CNN
March 8, 2002

After terror, Cancun spring break still booms

 
                 CANCUN, Mexico (AP) -- Stages custom-built for wet T-shirt contests rise
                 from the beaches. DJs have been flown in from New York. Cancun is ready
                 for the biggest week of spring break, which kicks off Saturday.

                 While fears of terrorism and a troubled economy have kept many U.S. college
                 students from flying down to Mexico, there are still more than enough revelers to
                 sustain the mind-blowing ritual of sex, sun and shots.

                 The first wave of spring-breakers arrived last week to inaugurate the season.
                 Although hotel occupancy was down between 35 and 50 percent from the same
                 week last year, the partying was no less serious.

                 "Oh my God! You pound beer all day, every day. You go to the club and dance.
                 You have a different girl in your bed every night," said Jason Riebe, a 21-year-old
                 junior from John Carroll University in Cleveland.

                 "This is its own planet. Planet Cancun."

                 Few of the revelers said the September 11 terrorist attacks dampened their resolve
                 to party. Most said if anything, they increased their desire to live every day like it
                 was their last, and some even described their excesses as a patriotic duty.

                 "It's good to see people are still proud to come out and do spring break," said Eric
                 Lukens, a 22-year-old senior at DeSales University in Center Valley, Pennsylvania.
                 "I heard it's the craziest place on earth. And it is without a doubt."

                 With the help of MTV VJs and E! Entertainment Television specials, Cancun has
                 become king of spring break, and the only limit on its growth is a shortage of hotel
                 rooms. In numbers it ranks behind domestic getaways like South Padre Island,
                 Texas, and Panama City, Florida, but only because it's more expensive to get to.

                 "Over the last six or seven years, Cancun has become IT," said Kirk Riley,
                 president of hotspringbreaks.com, which offers charter packages to all major
                 spring break party spots. "Cancun is the foreign destination of choice, 10 to 1."

                 Last year an estimated 80,000 college students descended on Cancun in March.
                 This year's draw will be smaller, about 50,000, according to tourism operators and
                 officials.

                 "We were down at first around 70 percent, as was all the U.S. travel industry, but
                 we gradually started getting back up," Riley said. "Now, we're all about 35 percent
                 down."

                 Cancun residents notice the difference, saying the traffic is lighter and the clubs
                 emptier than in previous years.

                 "I think they're afraid to leave their country, and I don't see them spending as much
                 money," said Ricardo Rivas, a waiter at the Coco Bongo disco.

                 But in the disco's writhing dance pit, Shawna Plunkett disagreed.
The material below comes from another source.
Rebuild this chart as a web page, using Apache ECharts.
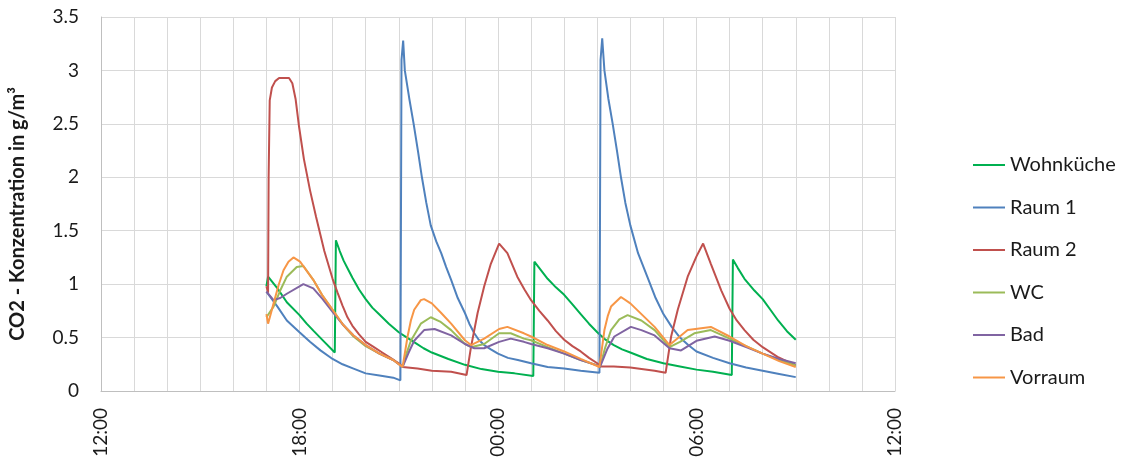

The 21-year-old
                 junior at Michigan State University said the turnout was just fine, thank you.

                 "Every club we've been to has been packed," she said. "People aren't going to stop
                 going on spring break."

                 Certainly, Cancun remains a wild place. Young Americans fill dozens of bars every
                 night to drink, dance and watch a variety of contests, almost all of which involve
                 women getting naked.

                 "Three words: debauchery, drunkenness and nakedness," said Michael Vaul, a
                 23-year-old from Fort Collins, Colorado, who doesn't go to coll ege but thought he
                 deserved a spring break from his job at a local Kinko's.

                 The drinking age is 18, and is hardly enforced. Most clubs offer open bars with the
                 cover charge. For college kids who can't legally drink in the United States, the
                 attraction is obvious.

                 "You wake up at noon. You grab a couple of 40-ouncers and drink nonstop
                 Coronas on the beach," Reibe said. "Last night we had our last Corona at 7:45 a.m."
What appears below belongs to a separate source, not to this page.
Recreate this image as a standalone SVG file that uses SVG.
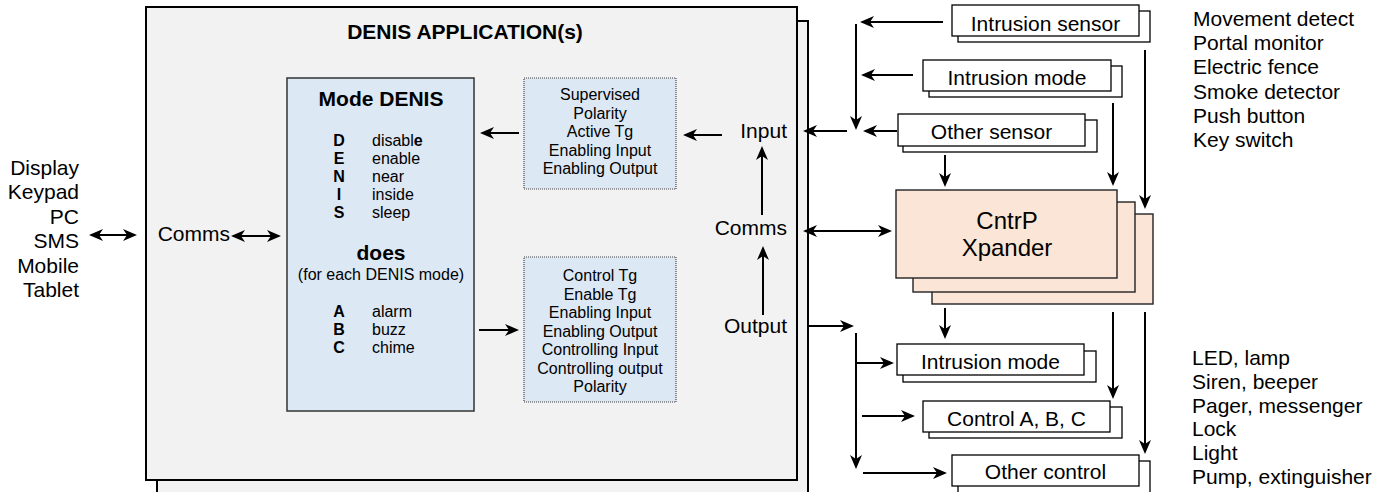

                 Grinding near him to techno music at the Dady'O disco was Brooke Linkous, a
                 19-year-old sophomore at Virginia Tech.

                 "I've been wasted for about 16 hours now," she said. "I heard it was crazy and
                 wild. It's all I expected and more. It's definitely the place to be if you like to party."

                 With all that alcohol, normally reserved college students leave all inhibitions at the
                 door. The mostly teen-age students jump atop bars to show their breasts to hooting
                 crowds, compete for prizes by showing their creativity in inventing sexual positions
                 and slide into strangers' beds.

                 "I've been to Panama City. Panama City's pretty crazy, but this place is wilder,"
                 said Daniel Kincheloe, a 23-year-old law student at the College of William and Mary
                 in Williamsburg, Virginia.

                 "We stick to one or two meals a day and get most of our calories from beer," he
                 said.

                 Considering the nutritional implications of that diet, he quickly added: "But I'm
                 taking vitamins and stuff."